White House musical chairs

The staff shuffle in the Obama Administration is an attempt to inject new blood after the shellacking Obama and the Dem

    As the new US Congress settles in at one end of Pennsylvania Avenue, new faces are also showing at the other end of Washington's most famous street, the White House.

    The staff shuffle in the Obama Administration is an attempt to inject new blood after the shellacking Obama and the Democrats took in last November’s Midterm Elections.  But Obama isn’t waiting to prepare for the next election.  Many of those leaving are heading back onto the campaign trail ahead of the 2012 Presidential contest.

    There will likely be at least six new people in key positions in the next few months.

    This week, President Barack Obama filled two positions vacated last year.  He announced William Daley will be his next Chief of Staff.  It’s a powerful job.  Daley will be the gatekeeper to the Oval Office responsible for implement the President's agenda.

    Daley was Commerce Secretary under President Bill Clinton and is the scion of one of Chicago’s most prominent political families.  His father and brother have served as mayor of Obama’s hometown. Daley is currently an executive at investment giant JP Morgan Chase with strong ties to the business community who is seen as a political moderate.  He’s expected to take over before the end of January.

    On Friday, Obama appointed another Clinton administration official to be his top economic adviser.  Gene Sperling has been made the Chairman of the Counsel of Economic Advisers.  With the economy in a shaky recovery but unemployment still high, Obama needs to reshape his economic message to sell to the American public.

    Robert Gibbs, the face of the Obama administration also announced his resignation this week.  He says he'll step down early next month.  On the day of his announcement, Gibbs described what it’s like to work at the White House, “You have to admit there’s a bubble in here, to some degree.  So I think having new voices and having fresh voices, some of those voices that are coming back from having taken a couple of years off, are an important part of this process.” But he won't be going far.  Gibbs will remain a political consultant to Obama's 2012 reelection campaign.

    Senior White House Adviser David Axelrod is due to go back to Chicago in the next couple of months to prepare for next year's Presidential election.  Obama's 2008 Campaign Manager David Plouffe is expected to become the President’s top adviser.

    Deputy Chief of Staff Jim Messina is also expected to go to work on the reelection campaign.

    Next month, Obama is expected to retool the President's Economic Recovery Advisory Board, which focuses on America's global economic competitiveness.  The 83-year old Paul Volcker, the chairman, will likely step down next month.
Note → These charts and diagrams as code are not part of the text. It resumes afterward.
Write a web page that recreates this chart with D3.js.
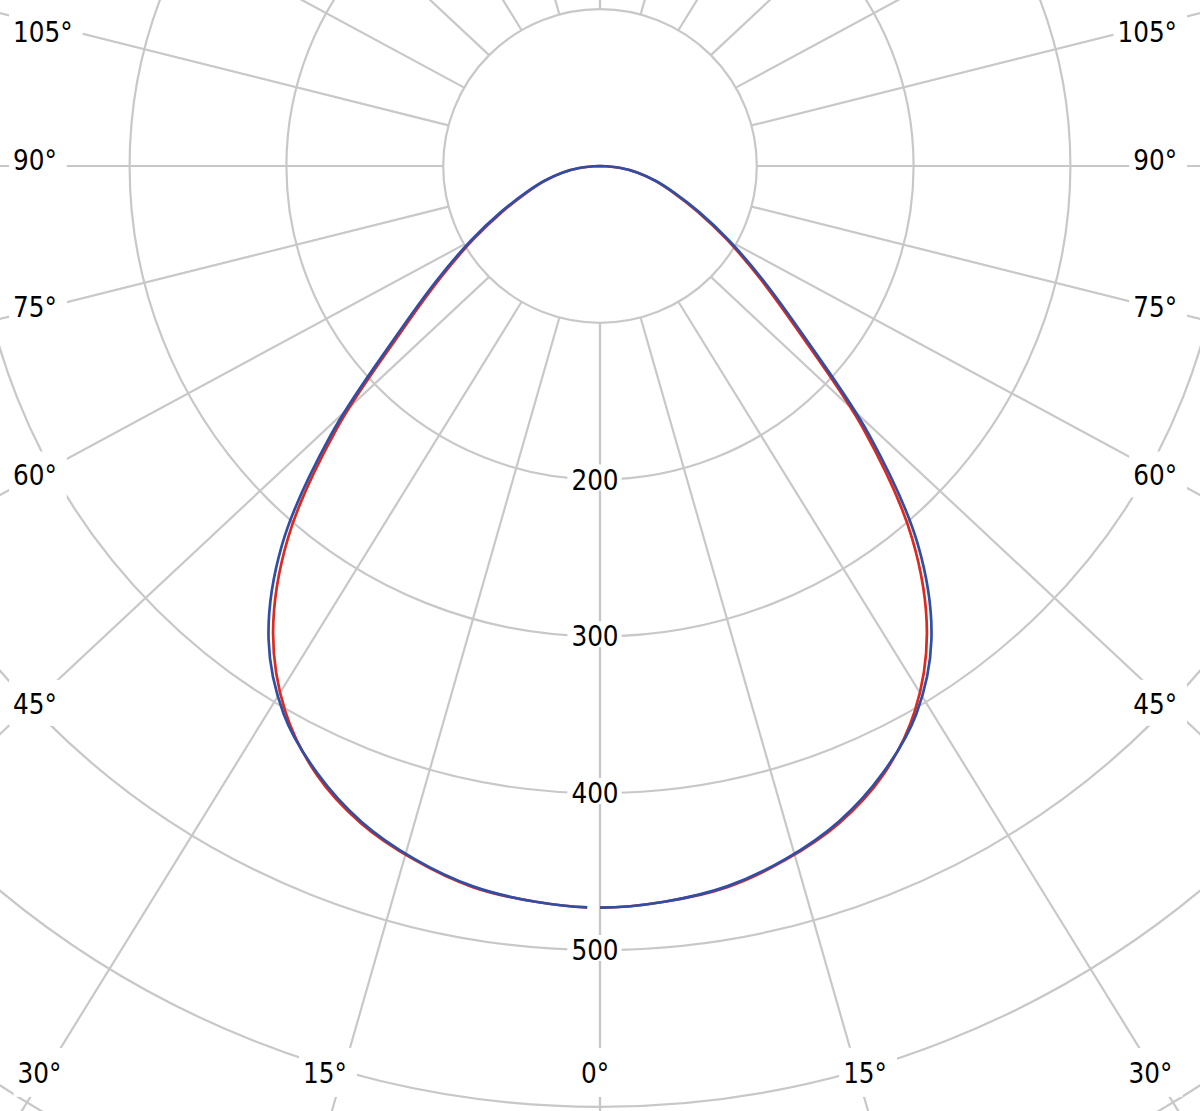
<!DOCTYPE html>
<html>
<head>
<meta http-equiv="Content-type" content="text/html; charset=utf-8">
<title>Luminous intensity distribution</title>
<script src="https://cdn.jsdelivr.net/npm/d3@7"></script>
<style>
  body { margin: 0; background: #fff; }
  text { font-family: "DejaVu Sans Condensed", "DejaVu Sans", sans-serif; font-stretch: condensed; font-size: 27.5px; fill: #000; }
</style>
</head>
<body>
<div id="chart"></div>
<script>
// gamma angles (deg from nadir) and intensity per plane, mirrored left/right
var angles = [0, 5, 10, 15, 20, 25, 30, 35, 40, 45, 50, 55, 60, 65, 70, 75, 80, 85, 90];
var planeRed = [473, 471, 467, 458, 446, 428, 401.5, 363.5, 309.5, 238, 167, 124, 93, 68.5, 50, 36.5, 24.5, 12.5, 0];
var planeBlue = [473, 471, 466.5, 457.5, 445, 427, 403.5, 368.5, 315.5, 243, 171, 127, 95, 70, 51, 37, 24.5, 12.5, 0];
var ringValues = [100, 200, 300, 400, 500, 600, 700, 800];
var ringLabels = [200, 300, 400, 500];
var spokeAngles = [0, 15, 30, 45, 60, 75, 90, 105, 120, 135, 150, 165, 180];
var sideLabels = [45, 60, 75, 90, 105];
var bottomLabels = [0, 15, 30];

var width = 1200, height = 1111;
var cx = 600, cy = 166;
var skew = 1.07;

var r = d3.scaleLinear().domain([0, 500]).range([0, 784]);
var innerR = r(100);

var svg = d3.select('#chart').append('svg')
  .attr('width', width)
  .attr('height', height);
svg.append('rect').attr('width', width).attr('height', height).attr('fill', '#fff');

var g = svg.append('g').attr('transform', 'translate(' + cx + ',' + cy + ')');
var grid = g.append('g')
  .attr('fill', 'none')
  .attr('stroke', '#c8c8c8')
  .attr('stroke-width', 2.2);

grid.selectAll('circle')
  .data(ringValues)
  .enter()
  .append('circle')
  .attr('r', function(d) { return r(d); });

// spoke starting on the inner ring
function spoke(theta, side) {
  var t = theta * Math.PI / 180;
  var dx = side * skew * Math.sin(t), dy = Math.cos(t);
  var n = Math.hypot(dx, dy);
  return { x0: side * innerR * Math.sin(t), y0: innerR * Math.cos(t), dx: dx / n, dy: dy / n };
}

var spokes = [];
spokeAngles.forEach(function(a) {
  spokes.push(spoke(a, -1));
  spokes.push(spoke(a, 1));
});
grid.selectAll('line')
  .data(spokes)
  .enter()
  .append('line')
  .attr('x1', function(d) { return d.x0; })
  .attr('y1', function(d) { return d.y0; })
  .attr('x2', function(d) { return d.x0 + 2000 * d.dx; })
  .attr('y2', function(d) { return d.y0 + 2000 * d.dy; });

// curves
var radial = d3.lineRadial()
  .angle(function(d) { return Math.PI - d.a * Math.PI / 180; })
  .radius(function(d) { return r(d.v); })
  .curve(d3.curveCatmullRom);

function planePoints(values) {
  var pts = [];
  for (var i = angles.length - 1; i > 0; i--) pts.push({ a: -angles[i], v: values[i] });
  for (var j = 0; j < angles.length; j++) pts.push({ a: angles[j], v: values[j] });
  return pts;
}

var curves = [
  { name: 'red', values: planeRed, color: '#dc2a20' },
  { name: 'blue', values: planeBlue, color: '#2f4fa6' }
];
g.selectAll('path.curve')
  .data(curves)
  .enter()
  .append('path')
  .attr('class', 'curve')
  .attr('fill', 'none')
  .attr('stroke', function(d) { return d.color; })
  .attr('stroke-width', 2.7)
  .attr('d', function(d) { return radial(planePoints(d.values)); })
  .attr('stroke-dasharray', function() {
    // small break just left of nadir, where the two half-planes meet
    var half = this.getTotalLength() / 2;
    return (half - 13) + ',13,' + (half + 20);
  });

// labels with white knockouts
function addLabel(x, y, txt, anchor, pad) {
  var grp = svg.append('g');
  var rect = grp.append('rect').attr('fill', '#fff');
  var t = grp.append('text')
    .attr('x', x)
    .attr('y', y)
    .attr('dy', '0.36em')
    .attr('text-anchor', anchor)
    .text(txt);
  var bb = t.node().getBBox();
  rect.attr('x', bb.x - pad[0])
    .attr('y', bb.y - pad[1])
    .attr('width', bb.width + pad[0] + pad[2])
    .attr('height', bb.height + pad[1] + pad[3]);
}

ringLabels.forEach(function(v) {
  addLabel(595, cy + r(v), v, 'middle', [4, -1, 3, -5]);
});

sideLabels.forEach(function(a) {
  var s = spoke(a, -1);
  var y = cy + s.y0;
  if (Math.abs(s.dx) > 1e-6) y = cy + s.y0 + ((33 - cx - s.x0) / s.dx) * s.dy;
  y = Math.max(y - 6 + (90 - a) * 0.15, 32);
  addLabel(13, y, a + '°', 'start', [4, 8, 10, 6]);
  addLabel(1177, y, a + '°', 'end', [4, 8, 10, 6]);
});

bottomLabels.forEach(function(a) {
  var sides = a === 0 ? [1] : [-1, 1];
  sides.forEach(function(side) {
    var s = spoke(a, side);
    var yq = 1073;
    var x = cx + s.x0 + ((yq - cy - s.y0) / s.dy) * s.dx;
    var d = Math.min(Math.abs(x - cx) * 1.05, 555.5);
    addLabel(595 + side * d, yq, a + '°', 'middle', [4, 9, 10, 8]);
  });
});
</script>
</body>
</html>
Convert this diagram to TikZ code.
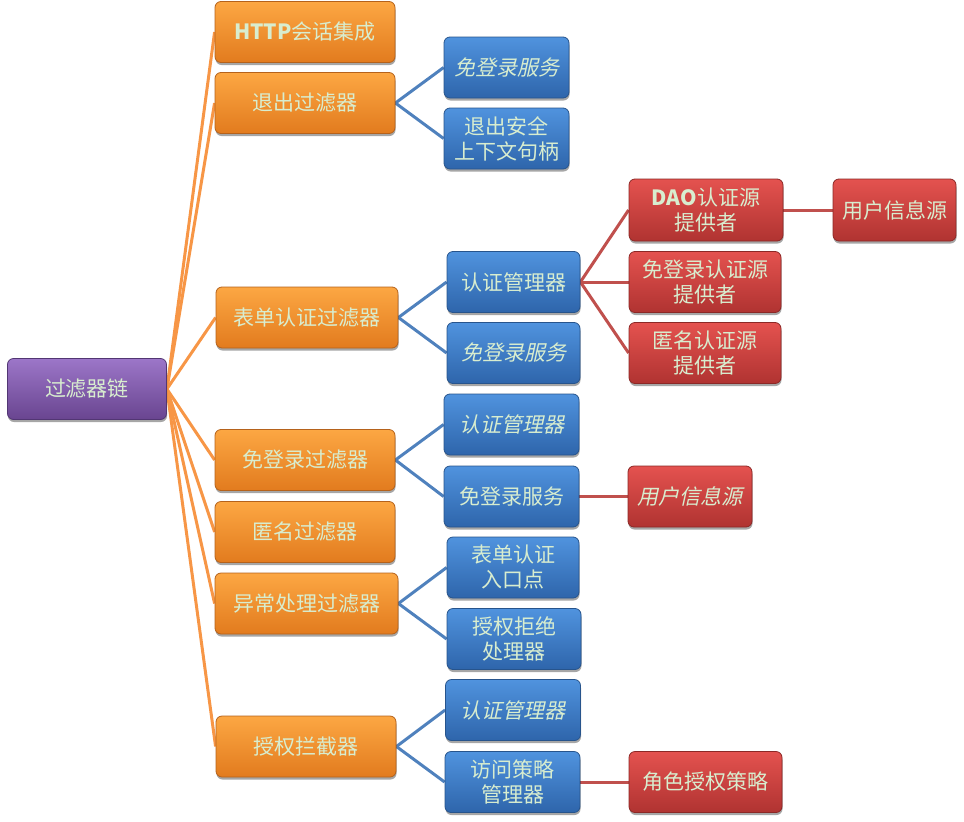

    Defence Secretary Robert Gates has indicated he too will leave the administration this year.  Gates has had the job for nearly five years and was first appointed by President George Bush.  He has overseen the Wars in Iraq and Afghanistan.  In announcing his plans last August to Foreign Policy Magazine, Gates said, “By next year I'll be in a position where, you know, we're going to know whether the strategy is working in Afghanistan. We'll have completed the surge. We'll have done the assessment in December. And it seems like somewhere there in 2011 is a logical opportunity to hand off.”

    Many of the new faces of the second half of Obama’s tenure are familiar, from the 2008 campaign or Democratic politics.  And the influence of Chicago remains strong in his replacements. So Obama isn’t stepping far outside the bubble to replace those who are leaving.  The new blood seems recycled.

    And the old faces aren’t going far.  For many, they’ll have the same boss – Barack Obama – in their new job.  And they’ll spend their time trying to keep him in office for another term.